As the passage strikingly illustrates and confirms the statements of Mosheim, and as the book which contains it is now antiquated and scarce, allow me to request you will insert the extract in your Miscellany before you close the present volume. That labours your may be continued through many more, is the wish of your constant reader,

X. X.

"Ye have had many very great, wise, and excellent Emperors here in China, and no nation can boast of the like; but yet none of these, nor indeed all of them, can be compared to the Eternal Emperor, Jesus Christ. That ye may know this, I will now give a short, but true and exact account of him. The world being very wicked, and men very miserable, by reason of the ty

ranny of these kings and princes that ruled before his coming, especially the head of all these, the Emperor of Rome, who reigned over the greatest part of the world at that time, with terrible rigour and cruelty; God took pity upon mankind at last, as finding their state grow worse and worse. To rectify this, he resolves to send his own Son from heaven to subdue these tyrants, and reduce things to order again. Well, at length the heavens appear more glorious than ever before, a wonderful light, bright and glorious, that outshone the sun by ten thousand degrees, breaks forth, great noises are heard in the air, with most wonderful and delightful music, and at length a prodigious army of more than a thousand thousand millions of angels appears in sight, before whom marches a chariot of a prodigious bigness, all of solid gold, most curiously wrought, but so thick set with precious stones, that the gold could hardly be seen for their sparkling and dazzling splendour. This chariot was drawn by ten thousand bright and nimble spirits, and a hundred thousand of a nobler rank guarded this chariot before and on either side, being commanded and led by Raphael the archangel, as the rest of the army that followed the chariot was by the great Michael, the first of all the archangels, and lieutenant-general to Christ himself, who rode in this golden chariot, and commanded all. Now, says the Jesuit, here all language fails me in setting forth the glory of this great General; he was of a most prodigious stature, as big as a thousand men, but most wonderfully beautiful and exactly symmetred.
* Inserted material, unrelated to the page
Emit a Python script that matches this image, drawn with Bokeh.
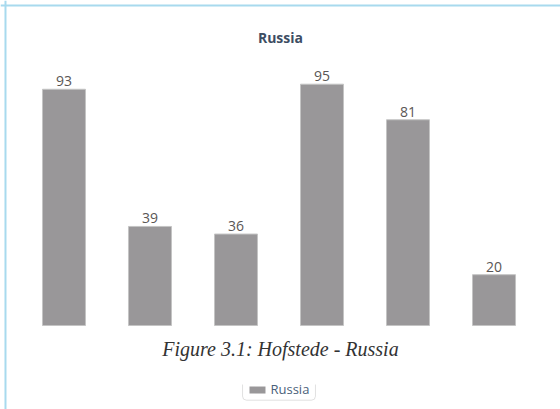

His face outshone the sun so far in splendour, as is beyond all conception; he had a prodigious flaming sword in his left hand, the very sight of which was terrible; but in his

right hand he had the ensign of the cross, which had a sanative virtue in it, to remove distempers, and cheer the heart, to recover the frenzical and distracted, to raise the dead; and in a word, to work all manner of miracles, to remove mountains, dry up seas, &c. Now (says he) all tyrants and wicked men were convicted and punished by him, and the Roman Empire destroyed; in the stead of which he raised up one Peter, a most eminently holy and excellent person, to rule the whole world for him as his vicegerent. He destroyed not only the empire of Rome, but the name of einperor, and the very form of that government; and in its stead, he erected a holy constitution, over which he set this wise and holy man Peter, ordering, that when he should be called out of the world into heaven, that his chief priests should come together and pray to him, and that upon their so doing, he would send them an angel to tell them what person he had pitched upon to succeed in this sacred and universal headship over the world. And when he had done this, he took his leave of Peter and his bishops, and went to heaven with all his army, in the same glorious and triumphant manner in which he came. he assured his viceroy Peter, that as often as he desired, he should hear from him by a special messenger, who should assist him in all dark cases, and affairs of consequence. And he never failed to do so to Peter, and all his successors the Popes. So that (says the priest) the Pope that now is, has had frequent messages from Christ in heaven, commanding him to send holy men to the great empire of China, out of the great love he has for that learned, wise, and excellent people, to invite them to leave their idolatrous priests and false worship, and own him and his vicegerent the Pope.